*TASK*:
Copy out the data below as written; omit any images.
** start DATA EXCERPT **
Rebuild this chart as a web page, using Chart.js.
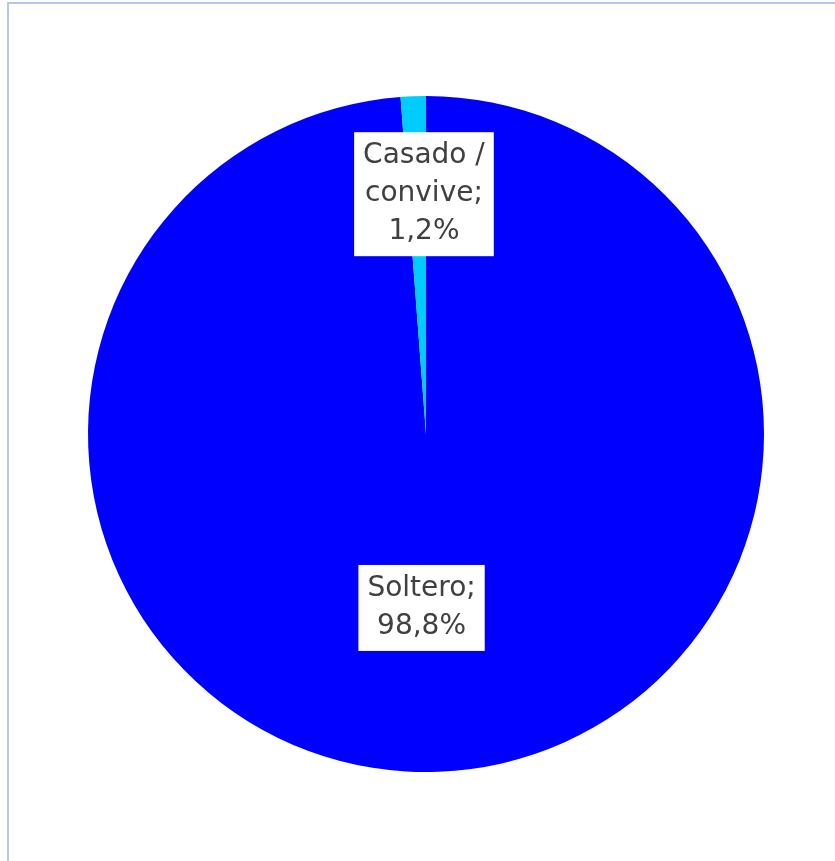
<!DOCTYPE html>
<html>
<head>
<meta charset="utf-8">
<script src="https://cdn.jsdelivr.net/npm/chart.js@4"></script>
<style>
  html, body { margin: 0; padding: 0; background: #fff; overflow: hidden; }
  #frame { position: absolute; left: 7px; top: 2px; width: 900px; height: 950px;
           border: 2px solid #b4c7e7; box-sizing: border-box; }
  #wrap { position: absolute; left: 0; top: 0; width: 835px; height: 861px; }
</style>
</head>
<body>
<div id="frame"></div>
<div id="wrap"><canvas id="myChart"></canvas></div>
<script>
var labels = ['Soltero', 'Casado / convive']
var values = [98.8, 1.2]
var colors = ['#0000ff', '#00ccff']

// label placement: fraction of radius + small x nudge, per slice
var labelPos = [
  { r: 0.515, dx: -11 },
  { r: 0.71, dx: 7 }
]

function fmt(v) {
  return v.toFixed(1).replace('.', ',') + '%'
}

var boxLabels = {
  id: 'boxLabels',
  afterDatasetsDraw: function(chart) {
    var c = chart.ctx
    var meta = chart.getDatasetMeta(0)
    c.save()
    c.font = '28px "DejaVu Sans"'
    c.textAlign = 'center'
    c.textBaseline = 'middle'
    meta.data.forEach(function(arc, i) {
      var mid = (arc.startAngle + arc.endAngle) / 2
      var p = labelPos[i]
      var x = arc.x + Math.cos(mid) * arc.outerRadius * p.r + p.dx
      var y = arc.y + Math.sin(mid) * arc.outerRadius * p.r
      var lines
      if (i == 1) lines = ['Casado /', 'convive;', fmt(values[i])]
      else lines = [labels[i] + ';', fmt(values[i])]
      var lh = 38
      var w = 0
      lines.forEach(function(l) { w = Math.max(w, c.measureText(l).width) })
      w += 18
      var h = lines.length * lh + 10
      c.fillStyle = '#ffffff'
      c.fillRect(x - w / 2, y - h / 2, w, h)
      c.fillStyle = '#404040'
      lines.forEach(function(l, k) {
        c.fillText(l, x, y - h / 2 + 5 + lh * k + lh / 2)
      })
    })
    c.restore()
  }
}

ctx = document.getElementById('myChart')
chart = new Chart(ctx, {
  type: 'pie',
  data: {
    labels: labels,
    datasets: [{
      data: values,
      backgroundColor: colors,
      borderWidth: 0
    }]
  },
  options: {
    responsive: true,
    maintainAspectRatio: false,
    animation: false,
    layout: { padding: { left: 88, right: 71, top: 96, bottom: 89 } },
    plugins: {
      legend: { display: false },
      tooltip: { enabled: false }
    }
  },
  plugins: [boxLabels]
})
</script>
</body>
</html>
** end DATA EXCERPT **
*SOLUTION TO THE PROBLEM*:
Rebuild this chart as a web page, using Chart.js.
<!DOCTYPE html>
<html>
<head>
<meta charset="utf-8">
<script src="https://cdn.jsdelivr.net/npm/chart.js@4"></script>
<style>
  html, body { margin: 0; padding: 0; background: #fff; overflow: hidden; }
  #frame { position: absolute; left: 7px; top: 2px; width: 900px; height: 950px;
           border: 2px solid #b4c7e7; box-sizing: border-box; }
  #wrap { position: absolute; left: 0; top: 0; width: 835px; height: 861px; }
</style>
</head>
<body>
<div id="frame"></div>
<div id="wrap"><canvas id="myChart"></canvas></div>
<script>
var labels = ['Soltero', 'Casado / convive']
var values = [98.8, 1.2]
var colors = ['#0000ff', '#00ccff']

// label placement: fraction of radius + small x nudge, per slice
var labelPos = [
  { r: 0.515, dx: -11 },
  { r: 0.71, dx: 7 }
]

function fmt(v) {
  return v.toFixed(1).replace('.', ',') + '%'
}

var boxLabels = {
  id: 'boxLabels',
  afterDatasetsDraw: function(chart) {
    var c = chart.ctx
    var meta = chart.getDatasetMeta(0)
    c.save()
    c.font = '28px "DejaVu Sans"'
    c.textAlign = 'center'
    c.textBaseline = 'middle'
    meta.data.forEach(function(arc, i) {
      var mid = (arc.startAngle + arc.endAngle) / 2
      var p = labelPos[i]
      var x = arc.x + Math.cos(mid) * arc.outerRadius * p.r + p.dx
      var y = arc.y + Math.sin(mid) * arc.outerRadius * p.r
      var lines
      if (i == 1) lines = ['Casado /', 'convive;', fmt(values[i])]
      else lines = [labels[i] + ';', fmt(values[i])]
      var lh = 38
      var w = 0
      lines.forEach(function(l) { w = Math.max(w, c.measureText(l).width) })
      w += 18
      var h = lines.length * lh + 10
      c.fillStyle = '#ffffff'
      c.fillRect(x - w / 2, y - h / 2, w, h)
      c.fillStyle = '#404040'
      lines.forEach(function(l, k) {
        c.fillText(l, x, y - h / 2 + 5 + lh * k + lh / 2)
      })
    })
    c.restore()
  }
}

ctx = document.getElementById('myChart')
chart = new Chart(ctx, {
  type: 'pie',
  data: {
    labels: labels,
    datasets: [{
      data: values,
      backgroundColor: colors,
      borderWidth: 0
    }]
  },
  options: {
    responsive: true,
    maintainAspectRatio: false,
    animation: false,
    layout: { padding: { left: 88, right: 71, top: 96, bottom: 89 } },
    plugins: {
      legend: { display: false },
      tooltip: { enabled: false }
    }
  },
  plugins: [boxLabels]
})
</script>
</body>
</html>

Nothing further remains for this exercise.